-- Provided data start --

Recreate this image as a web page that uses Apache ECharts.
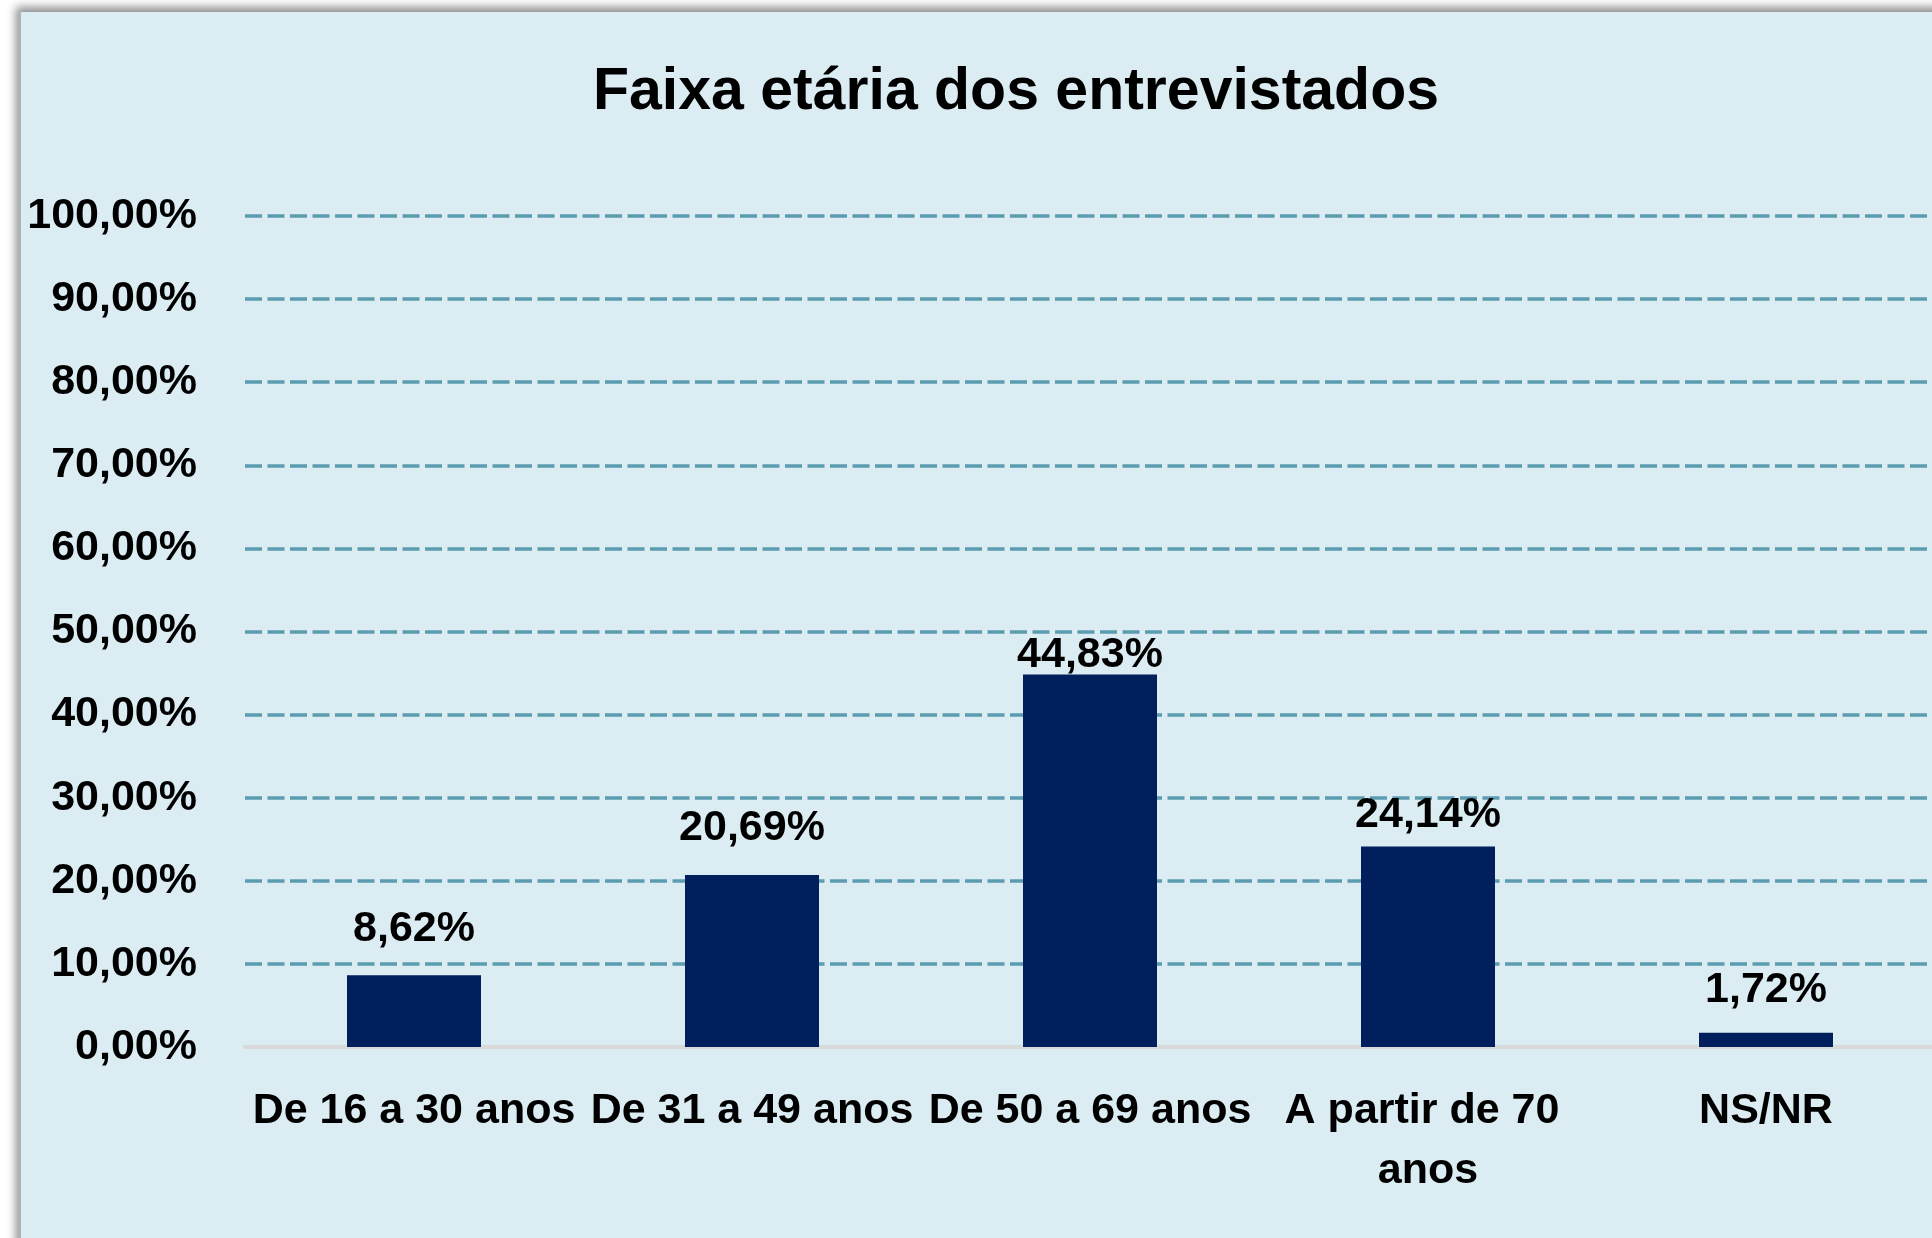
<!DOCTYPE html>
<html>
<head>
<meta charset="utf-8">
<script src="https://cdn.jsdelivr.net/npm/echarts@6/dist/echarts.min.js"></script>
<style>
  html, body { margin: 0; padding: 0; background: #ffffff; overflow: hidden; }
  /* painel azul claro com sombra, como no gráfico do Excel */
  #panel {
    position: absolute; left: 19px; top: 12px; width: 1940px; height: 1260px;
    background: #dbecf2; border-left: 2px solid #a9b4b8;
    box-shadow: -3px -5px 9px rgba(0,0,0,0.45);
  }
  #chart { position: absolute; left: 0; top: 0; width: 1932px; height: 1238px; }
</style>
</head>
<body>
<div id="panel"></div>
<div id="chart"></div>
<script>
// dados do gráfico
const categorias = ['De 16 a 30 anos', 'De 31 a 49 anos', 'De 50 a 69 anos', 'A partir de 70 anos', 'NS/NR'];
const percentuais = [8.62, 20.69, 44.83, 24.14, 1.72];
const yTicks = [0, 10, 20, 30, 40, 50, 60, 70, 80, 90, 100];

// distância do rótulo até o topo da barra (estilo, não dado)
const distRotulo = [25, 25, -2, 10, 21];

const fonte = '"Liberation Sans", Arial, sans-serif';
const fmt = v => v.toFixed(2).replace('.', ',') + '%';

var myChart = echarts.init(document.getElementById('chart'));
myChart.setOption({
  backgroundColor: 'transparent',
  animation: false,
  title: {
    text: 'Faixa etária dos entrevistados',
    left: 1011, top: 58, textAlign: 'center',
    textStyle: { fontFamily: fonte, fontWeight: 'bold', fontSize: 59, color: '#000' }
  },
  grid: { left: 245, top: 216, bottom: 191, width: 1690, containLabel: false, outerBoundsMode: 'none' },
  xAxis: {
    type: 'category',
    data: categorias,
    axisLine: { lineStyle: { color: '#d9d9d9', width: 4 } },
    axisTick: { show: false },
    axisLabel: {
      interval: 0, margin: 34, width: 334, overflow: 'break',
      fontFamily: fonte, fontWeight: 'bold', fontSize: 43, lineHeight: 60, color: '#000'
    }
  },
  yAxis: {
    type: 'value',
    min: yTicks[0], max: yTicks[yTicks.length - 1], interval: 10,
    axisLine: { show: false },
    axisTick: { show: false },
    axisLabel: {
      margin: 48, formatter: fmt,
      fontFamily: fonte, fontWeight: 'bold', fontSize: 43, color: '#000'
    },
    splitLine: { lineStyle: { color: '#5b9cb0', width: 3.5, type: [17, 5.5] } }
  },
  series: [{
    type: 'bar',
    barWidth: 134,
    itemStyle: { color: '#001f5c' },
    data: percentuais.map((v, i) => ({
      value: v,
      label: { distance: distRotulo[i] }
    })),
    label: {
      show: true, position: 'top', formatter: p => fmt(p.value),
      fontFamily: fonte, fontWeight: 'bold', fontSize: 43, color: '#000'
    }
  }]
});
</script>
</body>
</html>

-- Provided data end --

▶ _Prompt_: Reproduce all of the material exactly, apart from the pictures.

▶ _Reply_:
Recreate this image as a web page that uses Apache ECharts.
<!DOCTYPE html>
<html>
<head>
<meta charset="utf-8">
<script src="https://cdn.jsdelivr.net/npm/echarts@6/dist/echarts.min.js"></script>
<style>
  html, body { margin: 0; padding: 0; background: #ffffff; overflow: hidden; }
  /* painel azul claro com sombra, como no gráfico do Excel */
  #panel {
    position: absolute; left: 19px; top: 12px; width: 1940px; height: 1260px;
    background: #dbecf2; border-left: 2px solid #a9b4b8;
    box-shadow: -3px -5px 9px rgba(0,0,0,0.45);
  }
  #chart { position: absolute; left: 0; top: 0; width: 1932px; height: 1238px; }
</style>
</head>
<body>
<div id="panel"></div>
<div id="chart"></div>
<script>
// dados do gráfico
const categorias = ['De 16 a 30 anos', 'De 31 a 49 anos', 'De 50 a 69 anos', 'A partir de 70 anos', 'NS/NR'];
const percentuais = [8.62, 20.69, 44.83, 24.14, 1.72];
const yTicks = [0, 10, 20, 30, 40, 50, 60, 70, 80, 90, 100];

// distância do rótulo até o topo da barra (estilo, não dado)
const distRotulo = [25, 25, -2, 10, 21];

const fonte = '"Liberation Sans", Arial, sans-serif';
const fmt = v => v.toFixed(2).replace('.', ',') + '%';

var myChart = echarts.init(document.getElementById('chart'));
myChart.setOption({
  backgroundColor: 'transparent',
  animation: false,
  title: {
    text: 'Faixa etária dos entrevistados',
    left: 1011, top: 58, textAlign: 'center',
    textStyle: { fontFamily: fonte, fontWeight: 'bold', fontSize: 59, color: '#000' }
  },
  grid: { left: 245, top: 216, bottom: 191, width: 1690, containLabel: false, outerBoundsMode: 'none' },
  xAxis: {
    type: 'category',
    data: categorias,
    axisLine: { lineStyle: { color: '#d9d9d9', width: 4 } },
    axisTick: { show: false },
    axisLabel: {
      interval: 0, margin: 34, width: 334, overflow: 'break',
      fontFamily: fonte, fontWeight: 'bold', fontSize: 43, lineHeight: 60, color: '#000'
    }
  },
  yAxis: {
    type: 'value',
    min: yTicks[0], max: yTicks[yTicks.length - 1], interval: 10,
    axisLine: { show: false },
    axisTick: { show: false },
    axisLabel: {
      margin: 48, formatter: fmt,
      fontFamily: fonte, fontWeight: 'bold', fontSize: 43, color: '#000'
    },
    splitLine: { lineStyle: { color: '#5b9cb0', width: 3.5, type: [17, 5.5] } }
  },
  series: [{
    type: 'bar',
    barWidth: 134,
    itemStyle: { color: '#001f5c' },
    data: percentuais.map((v, i) => ({
      value: v,
      label: { distance: distRotulo[i] }
    })),
    label: {
      show: true, position: 'top', formatter: p => fmt(p.value),
      fontFamily: fonte, fontWeight: 'bold', fontSize: 43, color: '#000'
    }
  }]
});
</script>
</body>
</html>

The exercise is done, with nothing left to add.